[STATED EXERCISE] Set down each entry exactly as given; pictures should not appear in the copy.

[PROVIDED ENTRIES]
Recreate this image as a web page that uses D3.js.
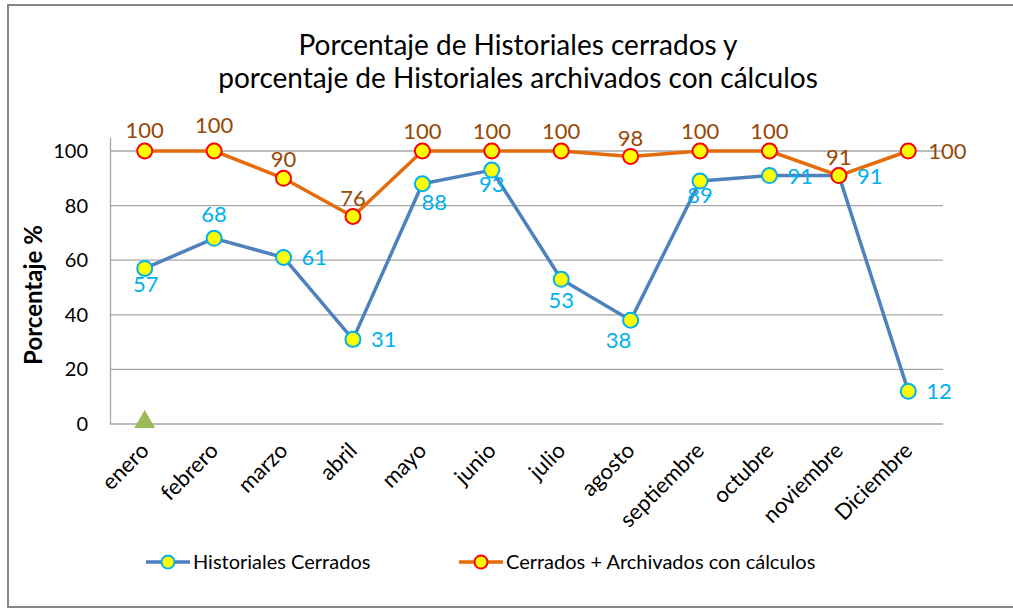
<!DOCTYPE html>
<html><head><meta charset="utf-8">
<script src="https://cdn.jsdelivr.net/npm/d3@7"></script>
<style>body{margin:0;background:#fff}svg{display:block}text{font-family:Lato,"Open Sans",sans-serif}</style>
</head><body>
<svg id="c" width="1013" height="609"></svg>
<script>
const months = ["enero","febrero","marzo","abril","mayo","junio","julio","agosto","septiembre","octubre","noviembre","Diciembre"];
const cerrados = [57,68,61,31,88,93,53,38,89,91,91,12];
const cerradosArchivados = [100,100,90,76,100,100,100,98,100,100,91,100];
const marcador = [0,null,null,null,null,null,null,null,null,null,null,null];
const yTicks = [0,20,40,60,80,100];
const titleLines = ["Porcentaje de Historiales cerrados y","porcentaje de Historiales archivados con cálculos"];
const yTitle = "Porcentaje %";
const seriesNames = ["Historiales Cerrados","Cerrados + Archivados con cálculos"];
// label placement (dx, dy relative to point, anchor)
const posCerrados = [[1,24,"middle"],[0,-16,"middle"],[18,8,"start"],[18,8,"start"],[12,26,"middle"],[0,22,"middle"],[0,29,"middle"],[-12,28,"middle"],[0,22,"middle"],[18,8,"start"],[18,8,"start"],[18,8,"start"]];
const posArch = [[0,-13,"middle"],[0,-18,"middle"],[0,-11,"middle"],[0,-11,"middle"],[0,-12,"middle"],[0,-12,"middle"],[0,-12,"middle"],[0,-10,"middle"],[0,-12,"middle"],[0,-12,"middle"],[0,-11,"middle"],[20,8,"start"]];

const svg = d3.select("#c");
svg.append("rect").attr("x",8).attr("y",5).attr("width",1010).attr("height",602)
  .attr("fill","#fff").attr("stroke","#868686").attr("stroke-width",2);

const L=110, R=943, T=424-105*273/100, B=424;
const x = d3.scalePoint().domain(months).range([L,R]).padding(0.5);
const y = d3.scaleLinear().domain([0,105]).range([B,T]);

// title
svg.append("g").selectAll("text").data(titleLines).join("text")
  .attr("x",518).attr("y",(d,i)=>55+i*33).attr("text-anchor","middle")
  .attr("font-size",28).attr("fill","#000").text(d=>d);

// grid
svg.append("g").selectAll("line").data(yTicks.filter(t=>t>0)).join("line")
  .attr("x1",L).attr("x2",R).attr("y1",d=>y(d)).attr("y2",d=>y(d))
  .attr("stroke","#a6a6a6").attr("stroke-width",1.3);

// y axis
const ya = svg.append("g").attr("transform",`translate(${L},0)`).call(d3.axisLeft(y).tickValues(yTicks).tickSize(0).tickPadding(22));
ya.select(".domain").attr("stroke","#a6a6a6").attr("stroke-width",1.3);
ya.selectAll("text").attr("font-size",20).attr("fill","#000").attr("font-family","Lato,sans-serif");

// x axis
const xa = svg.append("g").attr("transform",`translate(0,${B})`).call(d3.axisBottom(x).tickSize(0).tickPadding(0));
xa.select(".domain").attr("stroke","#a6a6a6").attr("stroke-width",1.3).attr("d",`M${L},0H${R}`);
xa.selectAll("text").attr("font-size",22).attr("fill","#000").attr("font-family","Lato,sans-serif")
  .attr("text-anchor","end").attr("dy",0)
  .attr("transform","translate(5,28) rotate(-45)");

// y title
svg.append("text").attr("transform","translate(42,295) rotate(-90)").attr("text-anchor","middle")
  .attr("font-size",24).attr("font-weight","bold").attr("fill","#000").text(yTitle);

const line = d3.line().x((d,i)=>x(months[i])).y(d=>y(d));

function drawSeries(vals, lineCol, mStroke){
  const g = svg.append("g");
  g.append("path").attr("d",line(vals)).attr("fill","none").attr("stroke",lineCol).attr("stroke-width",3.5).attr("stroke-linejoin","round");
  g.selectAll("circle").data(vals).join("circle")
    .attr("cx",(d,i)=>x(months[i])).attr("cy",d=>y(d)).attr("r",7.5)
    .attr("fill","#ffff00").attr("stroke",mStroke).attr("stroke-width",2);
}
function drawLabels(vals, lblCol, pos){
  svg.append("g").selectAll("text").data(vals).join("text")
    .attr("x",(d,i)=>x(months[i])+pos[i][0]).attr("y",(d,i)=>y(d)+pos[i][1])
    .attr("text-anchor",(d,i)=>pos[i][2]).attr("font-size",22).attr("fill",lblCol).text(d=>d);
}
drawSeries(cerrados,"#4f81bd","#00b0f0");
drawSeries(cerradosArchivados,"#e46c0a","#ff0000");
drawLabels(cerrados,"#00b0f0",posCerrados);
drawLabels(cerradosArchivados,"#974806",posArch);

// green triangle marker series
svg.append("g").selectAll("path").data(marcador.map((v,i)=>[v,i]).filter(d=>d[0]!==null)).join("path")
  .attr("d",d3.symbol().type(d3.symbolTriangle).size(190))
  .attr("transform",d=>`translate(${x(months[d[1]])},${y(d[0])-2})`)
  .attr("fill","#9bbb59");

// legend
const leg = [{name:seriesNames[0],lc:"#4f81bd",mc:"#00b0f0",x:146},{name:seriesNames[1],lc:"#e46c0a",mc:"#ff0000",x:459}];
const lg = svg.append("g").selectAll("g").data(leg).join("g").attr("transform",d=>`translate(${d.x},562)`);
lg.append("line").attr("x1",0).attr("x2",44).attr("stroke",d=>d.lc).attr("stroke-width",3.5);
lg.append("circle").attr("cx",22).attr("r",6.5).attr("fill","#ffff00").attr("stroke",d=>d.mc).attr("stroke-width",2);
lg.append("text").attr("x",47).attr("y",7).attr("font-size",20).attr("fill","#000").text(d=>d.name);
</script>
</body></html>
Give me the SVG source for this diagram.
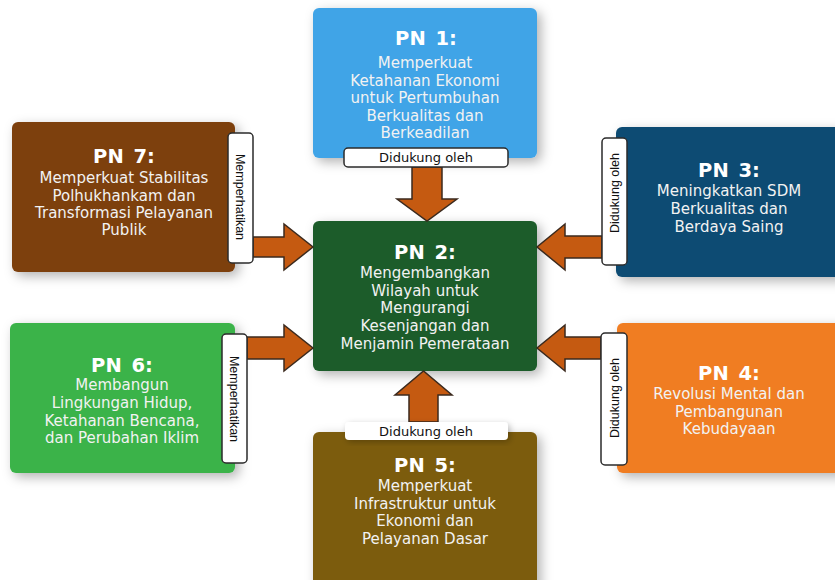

[THE SOLUTION]
Recreate this image as a web page that uses D3.js.
<!DOCTYPE html>
<html><head><meta charset="utf-8">
<script src="https://cdn.jsdelivr.net/npm/d3@7"></script>
<style>body{margin:0;background:#fff}svg{display:block}text{font-family:Lato,"Open Sans",sans-serif}</style>
</head><body>
<svg id="c" width="1013" height="609"></svg>
<script>
const months = ["enero","febrero","marzo","abril","mayo","junio","julio","agosto","septiembre","octubre","noviembre","Diciembre"];
const cerrados = [57,68,61,31,88,93,53,38,89,91,91,12];
const cerradosArchivados = [100,100,90,76,100,100,100,98,100,100,91,100];
const marcador = [0,null,null,null,null,null,null,null,null,null,null,null];
const yTicks = [0,20,40,60,80,100];
const titleLines = ["Porcentaje de Historiales cerrados y","porcentaje de Historiales archivados con cálculos"];
const yTitle = "Porcentaje %";
const seriesNames = ["Historiales Cerrados","Cerrados + Archivados con cálculos"];
// label placement (dx, dy relative to point, anchor)
const posCerrados = [[1,24,"middle"],[0,-16,"middle"],[18,8,"start"],[18,8,"start"],[12,26,"middle"],[0,22,"middle"],[0,29,"middle"],[-12,28,"middle"],[0,22,"middle"],[18,8,"start"],[18,8,"start"],[18,8,"start"]];
const posArch = [[0,-13,"middle"],[0,-18,"middle"],[0,-11,"middle"],[0,-11,"middle"],[0,-12,"middle"],[0,-12,"middle"],[0,-12,"middle"],[0,-10,"middle"],[0,-12,"middle"],[0,-12,"middle"],[0,-11,"middle"],[20,8,"start"]];

const svg = d3.select("#c");
svg.append("rect").attr("x",8).attr("y",5).attr("width",1010).attr("height",602)
  .attr("fill","#fff").attr("stroke","#868686").attr("stroke-width",2);

const L=110, R=943, T=424-105*273/100, B=424;
const x = d3.scalePoint().domain(months).range([L,R]).padding(0.5);
const y = d3.scaleLinear().domain([0,105]).range([B,T]);

// title
svg.append("g").selectAll("text").data(titleLines).join("text")
  .attr("x",518).attr("y",(d,i)=>55+i*33).attr("text-anchor","middle")
  .attr("font-size",28).attr("fill","#000").text(d=>d);

// grid
svg.append("g").selectAll("line").data(yTicks.filter(t=>t>0)).join("line")
  .attr("x1",L).attr("x2",R).attr("y1",d=>y(d)).attr("y2",d=>y(d))
  .attr("stroke","#a6a6a6").attr("stroke-width",1.3);

// y axis
const ya = svg.append("g").attr("transform",`translate(${L},0)`).call(d3.axisLeft(y).tickValues(yTicks).tickSize(0).tickPadding(22));
ya.select(".domain").attr("stroke","#a6a6a6").attr("stroke-width",1.3);
ya.selectAll("text").attr("font-size",20).attr("fill","#000").attr("font-family","Lato,sans-serif");

// x axis
const xa = svg.append("g").attr("transform",`translate(0,${B})`).call(d3.axisBottom(x).tickSize(0).tickPadding(0));
xa.select(".domain").attr("stroke","#a6a6a6").attr("stroke-width",1.3).attr("d",`M${L},0H${R}`);
xa.selectAll("text").attr("font-size",22).attr("fill","#000").attr("font-family","Lato,sans-serif")
  .attr("text-anchor","end").attr("dy",0)
  .attr("transform","translate(5,28) rotate(-45)");

// y title
svg.append("text").attr("transform","translate(42,295) rotate(-90)").attr("text-anchor","middle")
  .attr("font-size",24).attr("font-weight","bold").attr("fill","#000").text(yTitle);

const line = d3.line().x((d,i)=>x(months[i])).y(d=>y(d));

function drawSeries(vals, lineCol, mStroke){
  const g = svg.append("g");
  g.append("path").attr("d",line(vals)).attr("fill","none").attr("stroke",lineCol).attr("stroke-width",3.5).attr("stroke-linejoin","round");
  g.selectAll("circle").data(vals).join("circle")
    .attr("cx",(d,i)=>x(months[i])).attr("cy",d=>y(d)).attr("r",7.5)
    .attr("fill","#ffff00").attr("stroke",mStroke).attr("stroke-width",2);
}
function drawLabels(vals, lblCol, pos){
  svg.append("g").selectAll("text").data(vals).join("text")
    .attr("x",(d,i)=>x(months[i])+pos[i][0]).attr("y",(d,i)=>y(d)+pos[i][1])
    .attr("text-anchor",(d,i)=>pos[i][2]).attr("font-size",22).attr("fill",lblCol).text(d=>d);
}
drawSeries(cerrados,"#4f81bd","#00b0f0");
drawSeries(cerradosArchivados,"#e46c0a","#ff0000");
drawLabels(cerrados,"#00b0f0",posCerrados);
drawLabels(cerradosArchivados,"#974806",posArch);

// green triangle marker series
svg.append("g").selectAll("path").data(marcador.map((v,i)=>[v,i]).filter(d=>d[0]!==null)).join("path")
  .attr("d",d3.symbol().type(d3.symbolTriangle).size(190))
  .attr("transform",d=>`translate(${x(months[d[1]])},${y(d[0])-2})`)
  .attr("fill","#9bbb59");

// legend
const leg = [{name:seriesNames[0],lc:"#4f81bd",mc:"#00b0f0",x:146},{name:seriesNames[1],lc:"#e46c0a",mc:"#ff0000",x:459}];
const lg = svg.append("g").selectAll("g").data(leg).join("g").attr("transform",d=>`translate(${d.x},562)`);
lg.append("line").attr("x1",0).attr("x2",44).attr("stroke",d=>d.lc).attr("stroke-width",3.5);
lg.append("circle").attr("cx",22).attr("r",6.5).attr("fill","#ffff00").attr("stroke",d=>d.mc).attr("stroke-width",2);
lg.append("text").attr("x",47).attr("y",7).attr("font-size",20).attr("fill","#000").text(d=>d.name);
</script>
</body></html>
Give me the SVG source for this diagram.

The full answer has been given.